Upstream Arcade’s Hellboy Web of Wyrd is the latest video game adaptation of the series, and it attempts to capture the essence of the comics. I really liked the Ron Perlman Hellboy movie, and only just started reading the comics for writing this review. The comics I can highly recommend. The game…? Well, let’s dive in and see!
Hellboy Web of Wyrd is set in the 1980s, during the Falklands War. Hellboy is dispatched to investigate paranormal occurrences in a place known as The Butterfly House, now used as the base for the Bureau of Paranormal Research and Defense (B.P.R.D.).
The game introduces new field agents who study psychic phenomena while Hellboy ventures into the Wyrd; a strange dimension full of unpredictable twists. Basically, The Butterfly House is your hub world where you can have limited interactions with other characters between missions.
Hellboy Web of Wyrd is stunning visually. It really captures Mignola’s distinctive style, with shadows and an eerie atmosphere ripped straight from the comic books. Hellboy’s character design is also particularly impressive, capturing his red devil-monkey in a trench coat look and powerful presence.
Lance Reddick’s performance as Hellboy is outstanding here, combining sarcasm and humanity flawlessly; I did feel that he sounded a bit younger than my head canon version, but a great performance nonetheless. The supporting cast of agents, villains, and spirits enhances the game’s narrative, and the moody soundtrack elevates the experience.
Gameplay is where the game encounters its most significant challenges. The promise of a modern roguelike beat ’em up with randomized upgrades and gothic environments is intriguing, but the game doesn’t really pull it off well. The AI is problematic; combat encounters are way too easy, and the levels are a chore to navigate.
Web of Wyrd follows a cycle where you enter biomes, work your way through procedurally generated areas, and defeat a boss. This cycle just repeats until you get to the third chapter in the endgame or get bored with the formula. And you will get bored; even die-hard fans of Hellboy will begin to tire of the mechanics once the novelty of the visuals wears off.
Punching your way through battles and building your special attack is the only way to play this game, as guns and other weapons are just not that great. Weapons remain largely static, lacking creativity and feeling off. Using a weapon is actually the last thing you want to do as they are clunky. And if you miss, you are left wide open for attack.

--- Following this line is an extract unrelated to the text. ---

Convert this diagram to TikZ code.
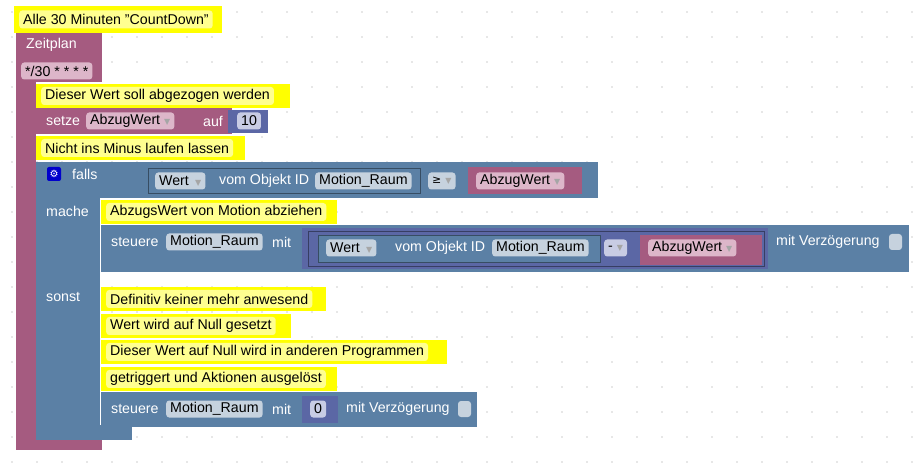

The Wyrd consists of interconnected arenas with a fixed set of room types, combat encounters and shops. The absence of a map or teleportation feature makes backtracking frustrating, and the addition of random hazards and walls raises questions about their purpose and hindrance to gameplay.
Combat, which makes up a significant portion of the gameplay, feels monotonous. The game’s difficulty is remarkably low, and even boss enemies fail to provide a real challenge. And that’s coming from someone who is far from being a ‘Pro Gamer’.
The close-up, behind-the-back perspective here keeps the camera focused on enemies, but gameplay bugs can disrupt the experience. The combat lacks finesse, with delayed responses to button presses. The lack of challenge and the absence of variety in combat adds to the repetitiveness.
The music in the game isn’t awful, but there are no tracks here that will have you humming along to them in the shower weeks from now. A distinct soundtrack could have really helped out Big Red here, but sadly generic sounding rock playing during combat and noir detective movie tunes elsewhere just kind of fade into the void. In fact, Hellboy might have benefited from more handcrafted and curated levels, pairing with soundtracks ala Devil May Cry; in fact using the entire DMC template rather than this dull roguelike, procedural, shallow experience would have been far better.
Whatever, the Wyrd is divided into four themed levels, where you will find combat encounters, shops and pickups. While the moody environments create a unique atmosphere, they do little to enhance the gameplay. The world map design is dull, and after a few runs, players will have seen everything it has to offer.
Backtracking to open doors with keys becomes tiresome, and the lack of a sense of progression in the levels is disappointing. The same visuals across the board do tend to make playing through Hellboy a chore, even with the procedurally generated landscapes – everything feels like a copy-paste from a generic template.
So what does this mean? Well, Hellboy Web of Wyrd, while visually faithful to the comics and featuring stellar voice acting, falls short in its gameplay. The lack of challenge, repetitiveness, and shallow world exploration are all disappointing.
While the game captures the essence of Hellboy’s world, it doesn’t provide the depth and challenge that would have made it a must-play. Despite its amazing visuals, Hellboy Web of Wyrd ends up as a missed opportunity that will continue to leave fans and newcomers wanting more from a Hellboy gaming experience.
I really wanted to like Hellboy Web of Wyrd, from the announcement trailer reveal, it looked amazing. Technically that is still true – it does looks amazing. Yet sadly it doesn’t have the substance to back up the fantastic style. Maybe hardcore fans will find more joy, but Hellboy Web of Wyrd feels tricky to recommend to even the most dedicated fans.
It’s a real shame that such a visually faithful looking game manages to be so dull.